Attendu, le sacre de M. Schulz n’en reste pas moins un événement fort d’un point de vue symbolique. Mi-janvier, le désormais ex-président du parti, Sigmar Gabriel, alors ministre de l’économie, avait annoncé, à la surprise générale, qu’il renonçait à briguer le poste de chancelier au profit de M. Schulz.

La nouvelle avait été accueillie par les sociaux-démocrates avec un mélange de soulagement et de curiosité. D’un côté, la plupart avaient estimé qu’il s’agissait là d’une sage décision : peu populaire, M. Gabriel semblait incapable de pouvoir conduire le SPD à la victoire. Mais son retrait en faveur de M. Schulz était aussi considéré par beaucoup comme un pari : peu connu du grand public, jamais élu au Bundestag et jamais ministre, ce dernier, après plus de vingt années passées au Parlement européen dont cinq à la tête de l’institution, était-il vraiment un choix judicieux ?

Accueil triomphal

Deux mois plus tard, l’accueil triomphal réservé à M. Schulz lors du congrès de Berlin, qui fait écho au succès rencontré par les quelques réunions publiques qu’il a tenues dans différentes villes d’Allemagne au cours des dernières semaines, est venu conforter le choix de M. Gabriel.

Visiblement très ému de laisser la main après huit années passées à la tête d’un parti qu’il aura lui-même été incapable de porter à la victoire, M. Gabriel a juré qu’il n’y avait chez lui aucune « mélancolie », et, à la tribune, il n’a pas lésiné sur les superlatifs pour adouber son successeur.

« Tu personnifies, par ta vie même, ce qu’est la social-démocratie. Tu n’est pas seulement très intelligent, tu as un cœur gros comme ça et c’est pour cette raison que tu seras un excellent chef du SPD », s’est enflammé le vice-chancelier de Mme Merkel. Avant de se laisser griser à l’idée de voir « Emmanuel Macron président et Martin Schulz chancelier ». Au risque de mettre en cause le lien historique entre le SPD allemand et le PS français, le jour même du grand meeting de Benoît Hamon à Bercy…

« Pas d’“Europe-bashing” »

Dans son discours, jalonné de références à ses origines modestes, M. Schulz, lui, n’a rien dit de nouveau par rapport à ce qu’il répète depuis quelques semaines. Au cœur de son message, les mots « justice », « respect » et « dignité ». L’idée, également, qui n’a rien de surprenant de la part d’un social-démocrate, que l’Allemagne doit en faire beaucoup plus en matière d’« investissements ». Du point de vue de la politique économique, c’est là ce qui le distingue le plus des conservateurs qui, a-t-il ironisé, « nous assènent toujours la vieille antienne des baisses d’impôts ».
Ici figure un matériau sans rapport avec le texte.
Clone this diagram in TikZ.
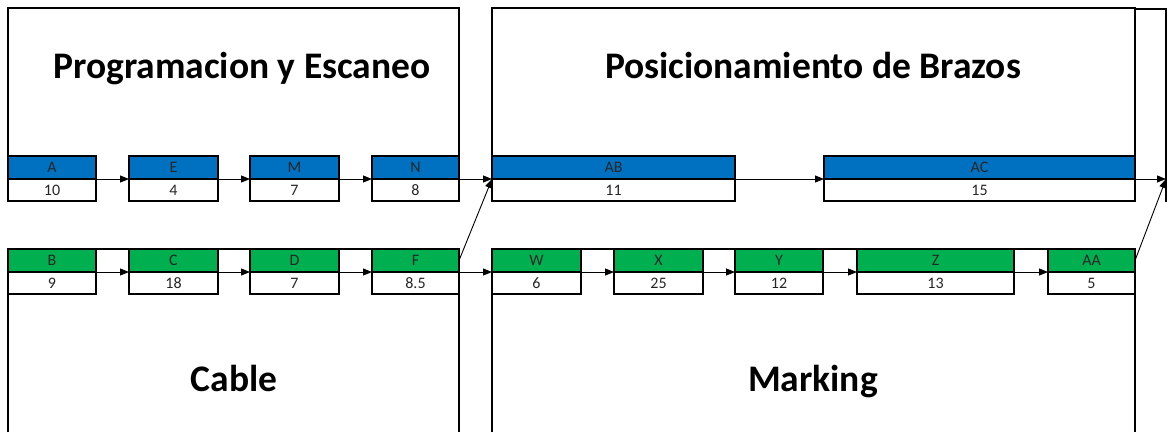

Comme lors de ses précédentes prises de parole, M. Schulz a insisté, dimanche, sur son attachement à l’idéal européen. « Avec moi, il n’y aura pas d’“Europe-bashing” », a-t-il promis, avant de s’en prendre aux « populistes » qui attisent le « nationalisme » et dénoncent à tout bout de champ la « presse mensongère ».

Un message autant destiné aux présidents turc et américain, Recep Tayipp Erdogan et Donald Trump, nommément cités dans son discours, qu’au Front national français et au parti d’extrême droite Alternative pour l’Allemagne (AfD) : « L’AfD, ce n’est pas une “alternative pour l’Allemagne” », c’est une honte pour la République fédérale », a-t-il assuré.

Quelle que soit l’issue de la campagne pour les élections législatives, ce 19 mars restera dans l’histoire des sociaux-démocrates allemands une date importante. L’intronisation de leur prochain candidat à la chancellerie coïncide avec la prise de fonction de l’un des leurs, Frank-Walter Steinmeier, à la présidence de la République. Élu le 12 février, l’ancien ministre des affaires étrangères - auquel a succédé Sigmar Gabriel à la tête de la diplomatie allemande, succède au pasteur protestant Joachim Gauck.